History

United States
- Name: USS Accelerate
- Builder: Kyle & Purdy, New York
- Launched: 1921
- Acquired: 2 April 1942
- Commissioned: 15 March 1945
- Stricken: 7 February 1947
- Fate: Sold as surplus, 1948; Deleted 1999;

General characteristics
- Type: Salvage ship
- Displacement: 400 long tons (406 t)
- Length: 129 ft 6 in (39.47 m)
- Beam: 32 ft (9.8 m)
- Draft: 14 ft (4.3 m)
- Speed: 12 knots (22 km/h; 14 mph)
- Armament: 2 × 6-pounder (2.7 kg) guns

= USS Accelerate =

Salvage ship of the United States Navy

USS Accelerate (ARS-30) was a salvage ship in the service of the United States Navy.

It was originally built as the steam-propelled mooring tender Toteco by Kyle & Purdy, for International Petroleum. Either late in 1929 or early 1930, the vessel was renamed Walling.

==Service history==
===World War II, 1942-1946===
After the United States entered World War II, the Navy acquired her at New York City on 2 April 1942, classified her as a salvage vessel, ARS-30, on 11 April 1943, and simultaneously renamed her Accelerate. No conversion was deemed necessary to prepare it for Navy use. Between these last two events, it may have been used privately by the Merritt, Chapman, Scott Co. because the Navy accepted her back from the company on 5 September 1946.

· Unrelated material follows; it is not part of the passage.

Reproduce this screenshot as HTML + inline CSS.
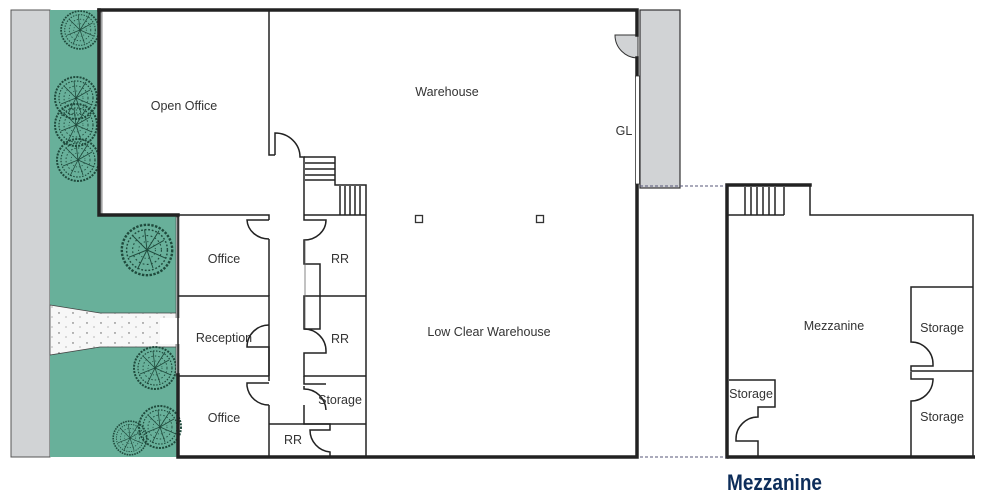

Records on the ship's naval career are scarce and in some matters confusing, if not contradictory. It appears that Accelerate was assigned to the 3rd Naval District throughout her service in the Navy. It was apparently operated under contract with the Navy by the Merritt, Chapman, and Scott Co. in waters near New York City. Some evidence exists indicating that the salvage vessel was placed in commission on 15 March 1945, but, if so, no logs of its service have been found, and no record of her decommissioning has survived.

===Disposal and sale===
The Navy declared the vessel surplus in February 1946 and its name was stricken from the Navy List on 7 February 1947. On 28 August 1947, the ship was transferred to the War Shipping Administration of the United States Maritime Commission for disposal.

The ship was sold in 1948 to C. Pateras and G. Glyptis of Venezuela. Soon renamed Marigo, it served several owners under the Venezuelan flag, bearing the names Marigo and George. In the late 1970s, it was registered as George and owned by Maritima Venezolana de Navegacion, S.A.